In an attempt to save the Judiciary from another blot on the administration of justice and the recurring scandal of delinquent magistrates not giving written reasons for their decisions in matters of appeal, Chief Justice Sat Sharma said yesterday that he has asked the Judicial and Legal Service Commission to insist that Magistrates who are eligible for promotion not be so considered unless and until they have concluded their part-heard matters and given their reasons.

The CJ has also insisted that all magisterial matters  with or without the magistrate’s reasons and or the notes of evidence, be listed for hearing in an attempt to avoid any further miscarriage of justice. CJ Sharma made the point while dealing with the appeal of Joan Ajim, who was sentenced to three years and had filed her appeal since 1988. Her appeal came up for hearing only yesterday. He also noted that a number of matters before the Court “this morning” dated back to the  late 1980’s and early 1990s. He acknowledged that the policy was that these appeals only be listed when notes of evidence and or reasons were available, hence the reason why these matters were not listed before. 
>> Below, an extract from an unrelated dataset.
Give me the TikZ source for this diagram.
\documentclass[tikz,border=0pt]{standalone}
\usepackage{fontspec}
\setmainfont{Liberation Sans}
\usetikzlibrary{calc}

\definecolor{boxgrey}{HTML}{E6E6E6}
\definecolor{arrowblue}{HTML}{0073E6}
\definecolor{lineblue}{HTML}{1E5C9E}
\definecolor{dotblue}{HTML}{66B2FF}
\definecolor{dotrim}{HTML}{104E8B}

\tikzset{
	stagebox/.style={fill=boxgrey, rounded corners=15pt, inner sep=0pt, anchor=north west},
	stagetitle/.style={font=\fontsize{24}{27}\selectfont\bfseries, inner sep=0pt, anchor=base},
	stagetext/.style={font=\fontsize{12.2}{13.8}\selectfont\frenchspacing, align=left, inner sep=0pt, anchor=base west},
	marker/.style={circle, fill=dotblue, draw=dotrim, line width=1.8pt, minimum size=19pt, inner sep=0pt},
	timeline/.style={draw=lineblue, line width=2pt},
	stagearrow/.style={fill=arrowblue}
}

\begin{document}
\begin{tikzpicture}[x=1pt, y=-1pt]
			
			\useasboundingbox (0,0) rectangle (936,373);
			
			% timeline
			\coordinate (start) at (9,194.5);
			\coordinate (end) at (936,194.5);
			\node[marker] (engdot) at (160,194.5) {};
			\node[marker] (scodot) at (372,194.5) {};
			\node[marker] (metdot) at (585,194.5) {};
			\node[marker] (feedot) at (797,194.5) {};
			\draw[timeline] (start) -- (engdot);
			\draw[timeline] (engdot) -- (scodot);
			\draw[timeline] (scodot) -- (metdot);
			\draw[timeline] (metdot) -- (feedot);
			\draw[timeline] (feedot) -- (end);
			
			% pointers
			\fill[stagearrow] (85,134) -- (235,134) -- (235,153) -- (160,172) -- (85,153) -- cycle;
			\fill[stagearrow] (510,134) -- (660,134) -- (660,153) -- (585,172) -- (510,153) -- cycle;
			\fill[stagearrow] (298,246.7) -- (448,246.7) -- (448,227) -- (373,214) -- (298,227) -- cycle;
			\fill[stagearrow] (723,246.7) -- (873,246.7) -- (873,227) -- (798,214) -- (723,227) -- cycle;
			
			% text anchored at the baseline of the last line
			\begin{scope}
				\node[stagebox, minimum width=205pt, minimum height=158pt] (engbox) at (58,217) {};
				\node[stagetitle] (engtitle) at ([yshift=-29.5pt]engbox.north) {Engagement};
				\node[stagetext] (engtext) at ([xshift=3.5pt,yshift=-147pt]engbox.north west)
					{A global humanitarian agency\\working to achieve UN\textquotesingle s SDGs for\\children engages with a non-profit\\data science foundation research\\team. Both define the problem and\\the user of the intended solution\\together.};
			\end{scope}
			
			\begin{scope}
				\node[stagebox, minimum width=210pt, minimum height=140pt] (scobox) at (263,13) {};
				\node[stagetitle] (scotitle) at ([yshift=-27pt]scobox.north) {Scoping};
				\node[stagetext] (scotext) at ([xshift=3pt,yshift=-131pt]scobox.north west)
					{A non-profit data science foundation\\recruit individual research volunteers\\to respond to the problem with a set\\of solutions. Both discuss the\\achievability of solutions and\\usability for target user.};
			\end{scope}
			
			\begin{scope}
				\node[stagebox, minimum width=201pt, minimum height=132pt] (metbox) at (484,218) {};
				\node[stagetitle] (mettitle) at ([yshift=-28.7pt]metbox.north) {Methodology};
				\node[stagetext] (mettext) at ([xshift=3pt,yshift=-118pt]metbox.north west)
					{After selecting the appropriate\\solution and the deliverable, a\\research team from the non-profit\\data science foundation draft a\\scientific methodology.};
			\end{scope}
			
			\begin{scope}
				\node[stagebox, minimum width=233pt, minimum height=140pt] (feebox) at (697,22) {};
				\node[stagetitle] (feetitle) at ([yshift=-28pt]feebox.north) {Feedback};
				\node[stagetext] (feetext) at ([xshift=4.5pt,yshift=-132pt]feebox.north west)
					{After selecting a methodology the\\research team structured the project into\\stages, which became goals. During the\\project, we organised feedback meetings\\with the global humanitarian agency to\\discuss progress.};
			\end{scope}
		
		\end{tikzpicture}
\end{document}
Some magistrates, he said, were largely responsible because they left the magistracy without giving their reasons in appeal matters. Another reason was the outdated note-taking system. About the latter, the CJ said: “When that will end, I do not know.” The CJ went on to say that these long delays have  aggravated the situation, and have made matters worse, but in a move to deal with that situation he said: “We decided that all matters should be listed whether they had reasons or not, because what we found is that people have already served their sentences in the prison and yet their appeals had not come up for hearing because of the system. “That is to say, listing matters only when the reasons were available and when the notes were forthcoming... We decided to go back and that is why we now have matters listed from 1988 in which  there are still no reasons, and in some cases no notes of evidence. Yet, we have decided to list them and to do the best we can to avoid any further miscarriage of justice.”

He said they owe litigants and the public an explanation as to why this had happened, but the explanation is not an acceptable one. “What has been happening and what I have alluded to, constitute a blot on the administration of justice.” He noted the sequel to this story was that those who had been kept in prison longer than was necessary were now suing the State and recovering substantial damages — monies that could have been used to buy equipment, spruce up and modernised the note-taking system. Although Ajim’s conviction was upheld, the CJ said:” We think in all the circumstances of this case, we will uphold the conviction as we are obliged to do, but the only way we can redress what we conceived to be a travesty of justice is to (vary the sentence), impose a fine of $1,000 and to give her a month in which to pay.”